Для начала отмотаем сотню лет назад. История про снежные слова начинается со знаменитого естествоиспытателя Франца Боаса, «отца американской антропологии». От себя добавлю, что его можно даже назвать «отцом русской этнографии»: именно благодаря приглашению в проект Боаса русский ученый Владимир Богораз провёл первое и самое масштабное исследование чукчей; в Штатах оно было опубликовано тремя томами в 1904 году, а в России – только в 1991-м. Тот же Франц Боас первым рассказал западному научному миру, что верёвочная «колыбель для кошки» — это не просто детская игра, а особый язык, который используют многие народы на берегах Тихого океана. Кстати, это тоже был «русский проект»: студентка Юлия Аверкиева, которая по приглашению Боаса изучала веревочные фигуры индейцев на острове Ванкувер, впоследствии (после ареста, пяти лет лагерей и реабилитации) стала главным редактором журнала «Советская этнография».
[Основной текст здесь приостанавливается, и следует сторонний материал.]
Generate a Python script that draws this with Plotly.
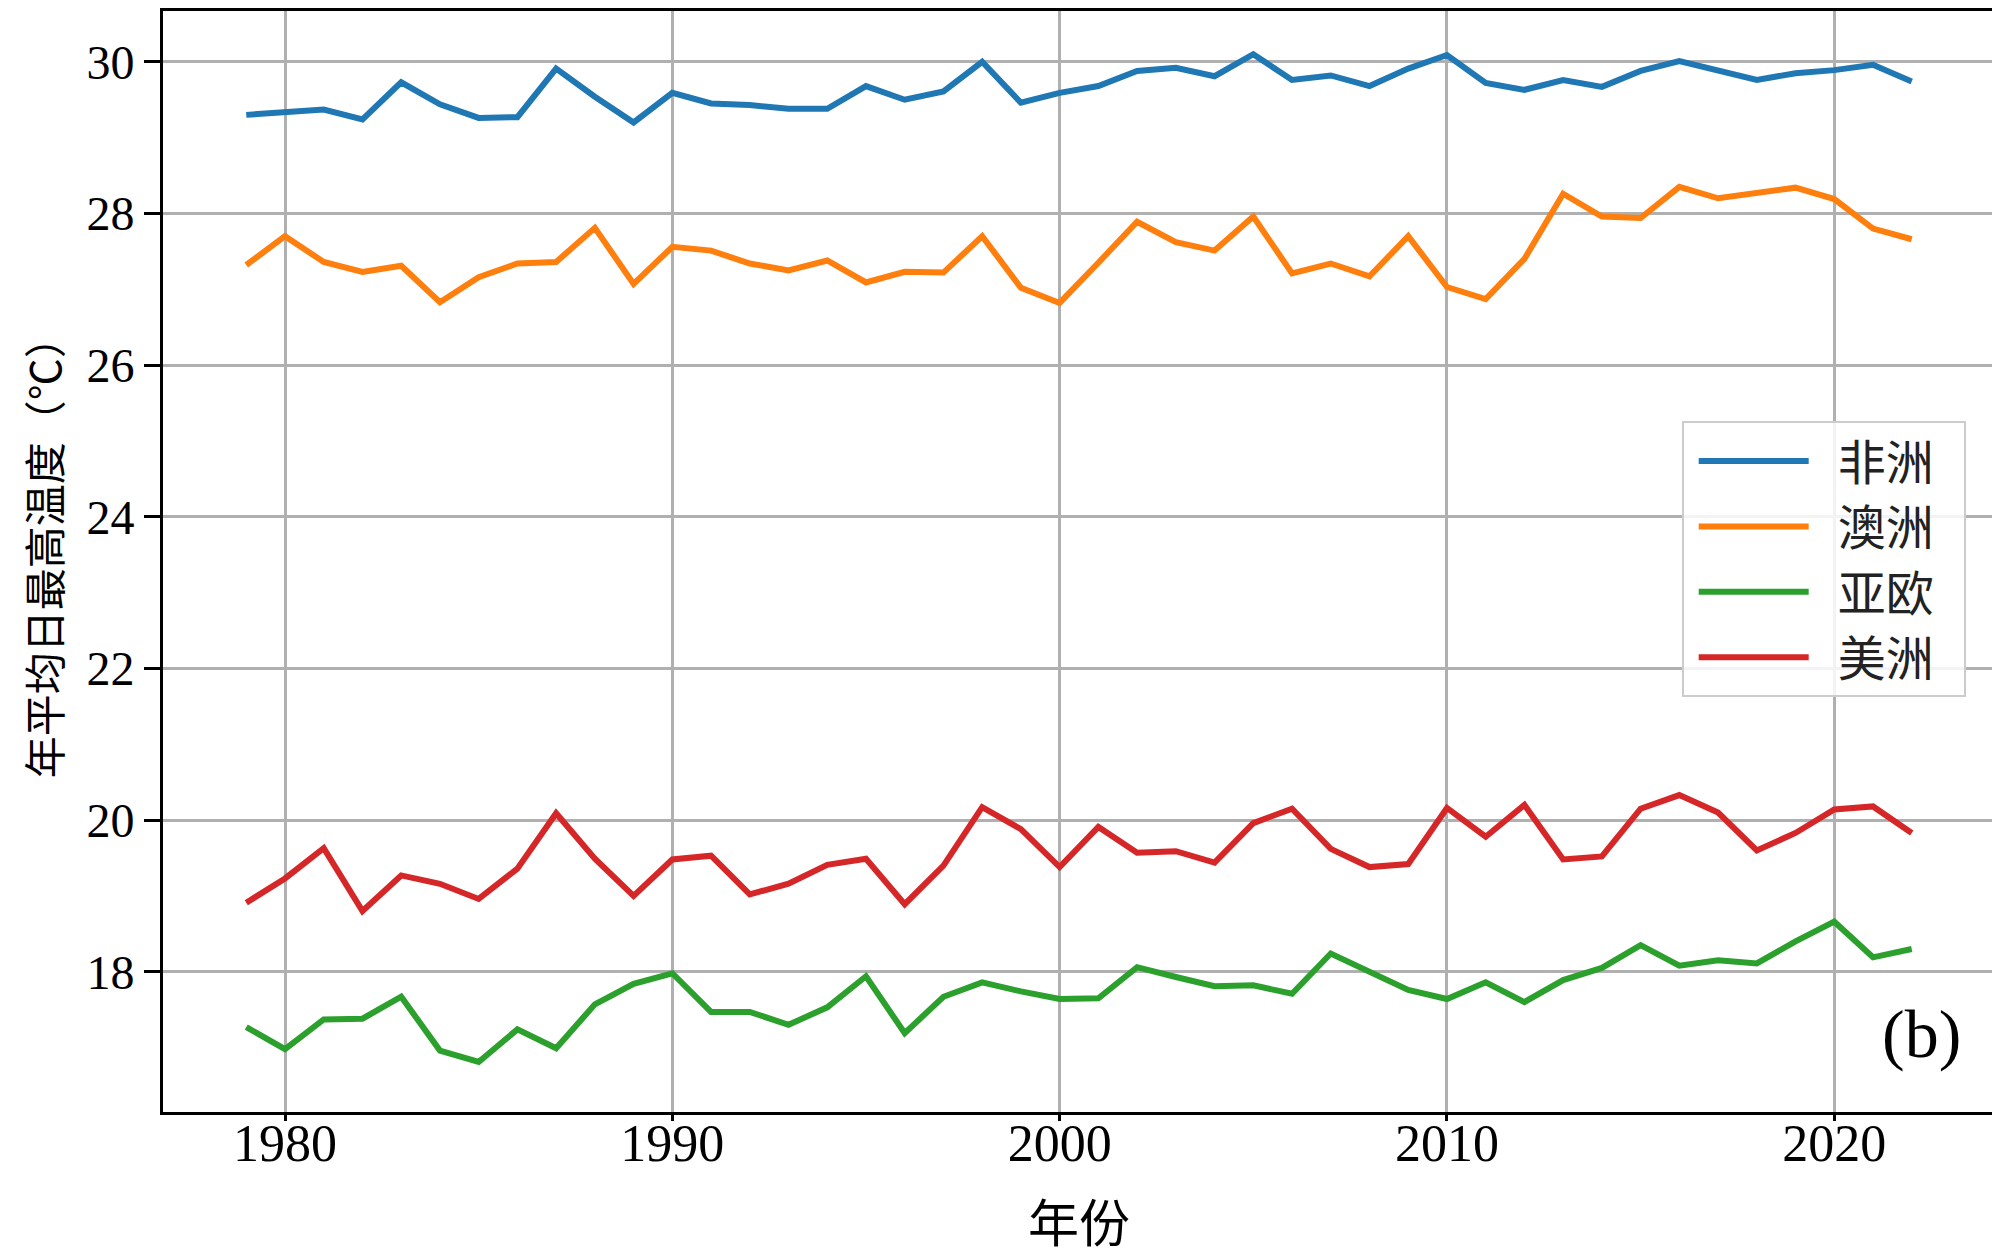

Я не случайно рассказал об этих достижениях Боаса, поскольку его вклад в историю «снежных слов» не столь значителен. В 1911 году в одной из своих работ он заметил, что у эскимосов (инуитов) есть четыре разных слова для снега лежащего, падающего, летящего, а также для ветра со снегом. Именно с этой короткой записи Боаса и начался «снежный ком» фантазий про удивительный снежный язык эскимосов. Сначала, в 1940 году, в этом языке насчитали «несколько слов для снега». Позже (1978) их стало уже 50, затем (1984) — сотня. Ну и вот прошлогодняя статья в Washington Post бьёт все рекорды: она утверждает, что в саамском языке, на котором говорят финские и российские лопари, нашли целых 180 слов для снега и льда. И чтобы два раза не вставать — 1 000 слов для оленя.
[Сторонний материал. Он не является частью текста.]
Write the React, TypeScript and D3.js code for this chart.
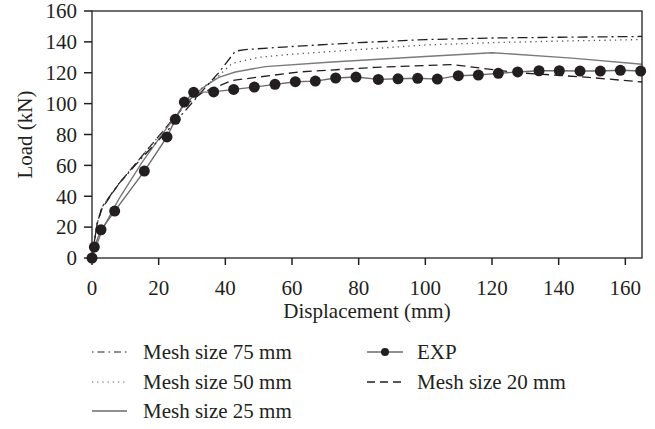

В чём хитрость? Их сразу несколько, я расскажу о двух главных. Во-первых, есть большая разница между определением «слова» в разных языках. В корневом языке почти каждое слово – это один голый корень. Зато в аффигирующем языке различные корни-лексемы могут склеиваться, образуя новые слова. Скажем, в нашем аффигирующем языке «снегоуборка» и «снегопогрузчик» — это два разных слова, и мы таких слов можем наделать целую кучу. А в «почти корневом» языке вероятного противника это будут не слова, а целые выражения: «snow remoral» и «snow loader». Снежное слово в этих выражениях будет по-прежнему только одно — «snow».
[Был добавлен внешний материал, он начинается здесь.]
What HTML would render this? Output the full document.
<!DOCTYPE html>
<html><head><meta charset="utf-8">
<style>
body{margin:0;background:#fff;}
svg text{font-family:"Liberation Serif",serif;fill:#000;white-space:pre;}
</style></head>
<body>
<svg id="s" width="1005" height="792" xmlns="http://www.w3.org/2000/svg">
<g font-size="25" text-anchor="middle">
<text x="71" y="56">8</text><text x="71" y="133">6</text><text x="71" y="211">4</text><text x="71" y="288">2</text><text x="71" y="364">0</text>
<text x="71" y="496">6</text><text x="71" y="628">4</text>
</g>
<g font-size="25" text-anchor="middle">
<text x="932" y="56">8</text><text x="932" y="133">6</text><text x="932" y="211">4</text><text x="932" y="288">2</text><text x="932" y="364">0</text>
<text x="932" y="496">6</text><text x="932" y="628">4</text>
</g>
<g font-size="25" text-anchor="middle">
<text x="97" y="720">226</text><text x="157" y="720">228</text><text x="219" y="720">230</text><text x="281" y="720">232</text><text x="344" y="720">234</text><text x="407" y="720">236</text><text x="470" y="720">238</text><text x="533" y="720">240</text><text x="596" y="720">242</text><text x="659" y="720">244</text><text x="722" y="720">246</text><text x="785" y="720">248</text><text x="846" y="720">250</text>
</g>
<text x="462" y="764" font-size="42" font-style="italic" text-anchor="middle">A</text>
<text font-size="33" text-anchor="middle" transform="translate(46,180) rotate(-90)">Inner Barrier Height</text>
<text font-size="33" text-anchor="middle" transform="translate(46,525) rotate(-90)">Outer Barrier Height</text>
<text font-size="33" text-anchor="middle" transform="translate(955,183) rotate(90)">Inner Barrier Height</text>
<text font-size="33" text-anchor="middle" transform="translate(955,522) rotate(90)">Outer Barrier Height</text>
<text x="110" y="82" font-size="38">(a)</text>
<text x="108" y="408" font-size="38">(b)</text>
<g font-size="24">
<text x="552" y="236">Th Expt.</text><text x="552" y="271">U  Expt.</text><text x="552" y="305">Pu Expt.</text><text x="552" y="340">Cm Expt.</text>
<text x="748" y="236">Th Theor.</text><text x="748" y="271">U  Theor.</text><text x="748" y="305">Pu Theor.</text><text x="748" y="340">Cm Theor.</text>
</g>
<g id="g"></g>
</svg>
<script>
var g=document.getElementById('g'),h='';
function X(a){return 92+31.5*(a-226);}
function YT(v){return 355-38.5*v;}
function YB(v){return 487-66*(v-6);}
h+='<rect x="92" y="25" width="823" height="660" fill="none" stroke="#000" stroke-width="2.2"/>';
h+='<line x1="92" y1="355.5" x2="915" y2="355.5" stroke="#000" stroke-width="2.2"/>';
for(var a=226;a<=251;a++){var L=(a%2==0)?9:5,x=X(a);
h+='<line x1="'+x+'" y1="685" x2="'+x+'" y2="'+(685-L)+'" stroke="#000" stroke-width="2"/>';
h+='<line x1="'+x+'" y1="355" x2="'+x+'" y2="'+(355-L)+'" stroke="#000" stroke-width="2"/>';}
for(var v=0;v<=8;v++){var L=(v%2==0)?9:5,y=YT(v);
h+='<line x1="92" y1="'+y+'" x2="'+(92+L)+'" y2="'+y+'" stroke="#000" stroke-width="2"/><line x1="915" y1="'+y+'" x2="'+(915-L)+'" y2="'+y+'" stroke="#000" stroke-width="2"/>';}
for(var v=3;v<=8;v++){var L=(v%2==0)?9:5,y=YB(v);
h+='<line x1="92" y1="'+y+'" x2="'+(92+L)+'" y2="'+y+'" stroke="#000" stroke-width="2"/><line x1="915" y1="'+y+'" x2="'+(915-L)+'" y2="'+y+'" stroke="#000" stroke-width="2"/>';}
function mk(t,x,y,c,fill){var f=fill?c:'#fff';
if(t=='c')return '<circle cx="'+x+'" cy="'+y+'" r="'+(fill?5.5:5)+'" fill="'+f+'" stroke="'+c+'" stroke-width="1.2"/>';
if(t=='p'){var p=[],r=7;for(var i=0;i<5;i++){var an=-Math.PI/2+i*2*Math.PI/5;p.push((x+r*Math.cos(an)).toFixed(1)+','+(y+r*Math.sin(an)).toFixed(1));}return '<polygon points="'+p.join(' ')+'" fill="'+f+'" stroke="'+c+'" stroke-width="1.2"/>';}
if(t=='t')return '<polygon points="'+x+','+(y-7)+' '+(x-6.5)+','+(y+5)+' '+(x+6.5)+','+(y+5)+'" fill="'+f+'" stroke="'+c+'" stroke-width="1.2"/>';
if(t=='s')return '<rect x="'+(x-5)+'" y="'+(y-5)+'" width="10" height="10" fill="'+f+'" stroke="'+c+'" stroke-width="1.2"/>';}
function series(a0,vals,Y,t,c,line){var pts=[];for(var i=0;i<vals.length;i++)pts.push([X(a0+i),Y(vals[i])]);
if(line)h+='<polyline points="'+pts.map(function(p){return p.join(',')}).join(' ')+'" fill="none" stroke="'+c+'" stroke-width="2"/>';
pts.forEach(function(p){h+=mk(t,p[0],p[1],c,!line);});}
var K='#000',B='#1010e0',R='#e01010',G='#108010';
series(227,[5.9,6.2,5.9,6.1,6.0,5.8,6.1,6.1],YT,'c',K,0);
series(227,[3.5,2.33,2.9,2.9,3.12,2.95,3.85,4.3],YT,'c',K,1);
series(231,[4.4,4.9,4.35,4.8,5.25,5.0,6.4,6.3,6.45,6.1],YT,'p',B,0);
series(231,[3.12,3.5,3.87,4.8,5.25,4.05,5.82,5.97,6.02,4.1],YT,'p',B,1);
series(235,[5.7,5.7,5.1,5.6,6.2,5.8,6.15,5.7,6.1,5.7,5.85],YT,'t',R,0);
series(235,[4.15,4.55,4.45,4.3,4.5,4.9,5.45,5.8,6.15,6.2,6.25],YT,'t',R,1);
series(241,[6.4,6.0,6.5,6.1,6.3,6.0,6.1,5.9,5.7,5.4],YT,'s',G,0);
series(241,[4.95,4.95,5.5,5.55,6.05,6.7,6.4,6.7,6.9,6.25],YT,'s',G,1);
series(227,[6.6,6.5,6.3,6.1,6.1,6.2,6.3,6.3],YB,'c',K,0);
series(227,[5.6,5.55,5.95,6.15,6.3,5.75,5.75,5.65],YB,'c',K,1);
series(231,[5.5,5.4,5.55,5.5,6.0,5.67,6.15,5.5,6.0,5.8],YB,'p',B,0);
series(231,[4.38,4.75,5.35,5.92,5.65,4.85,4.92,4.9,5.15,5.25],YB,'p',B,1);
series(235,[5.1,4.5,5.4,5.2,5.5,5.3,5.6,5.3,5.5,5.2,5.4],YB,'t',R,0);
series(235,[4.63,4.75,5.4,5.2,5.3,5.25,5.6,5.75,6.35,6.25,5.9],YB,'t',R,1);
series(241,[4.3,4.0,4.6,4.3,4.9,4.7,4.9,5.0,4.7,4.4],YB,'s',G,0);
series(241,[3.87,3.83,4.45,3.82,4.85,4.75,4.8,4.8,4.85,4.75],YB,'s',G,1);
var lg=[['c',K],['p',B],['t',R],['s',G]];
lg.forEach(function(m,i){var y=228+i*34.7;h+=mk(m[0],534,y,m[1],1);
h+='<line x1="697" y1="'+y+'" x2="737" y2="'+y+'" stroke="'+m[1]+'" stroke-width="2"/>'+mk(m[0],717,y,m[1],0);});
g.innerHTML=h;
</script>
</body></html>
Вторая хитрость: в список снежных включаются слова, корни которых не имеют прямого отношения к снегу. Возьмём названия разных агрегатных состояний снега: наст, шуга, пороша, пухляк, крупа, хлопья. Из них только два первых — действительно снежные. Остальные могут использоваться и для других субстанций. То же самое касается слов, означающих форму снега (сугроб, занос, проталина) или способ его движения (метель, пурга, позёмка, вьюга, вихрь, лавина): корни у них совсем не снежные.
Кому же понадобилось наращивать мифы о снежном чудо-языке? Увы, это вовсе не защитники традиций и национальных культур Севера. Скромная заметка Боаса про четыре инуитских слова для снега стала превращаться в «снежный ком» в 1940 году благодаря Бенджамину Ли Уорфу, автору гипотезы лингвистической относительности. Согласно этой гипотезе, именно слова определяют наше мышление, а если подходящего слова нет, то и картина мира у человека будет совершенно иной. Впоследствии эту идею активно использовали адепты общей семантики, нейролингвистические программисты, дианетики Хаббарда и прочие мозгопромывальщики. Так вот, для подкрепления этой идеи Уорфу нужны были яркие примеры. И первым стала раздутая им самим байка про эскимосов: «У нас, англоговорящих, одно слово для падающего снега, лежащего снега, уплотнённого снега, талого снега, гонимого ветром снега - в любой ситуации слово одно. Для эскимоса подобное общее слово почти немыслимо».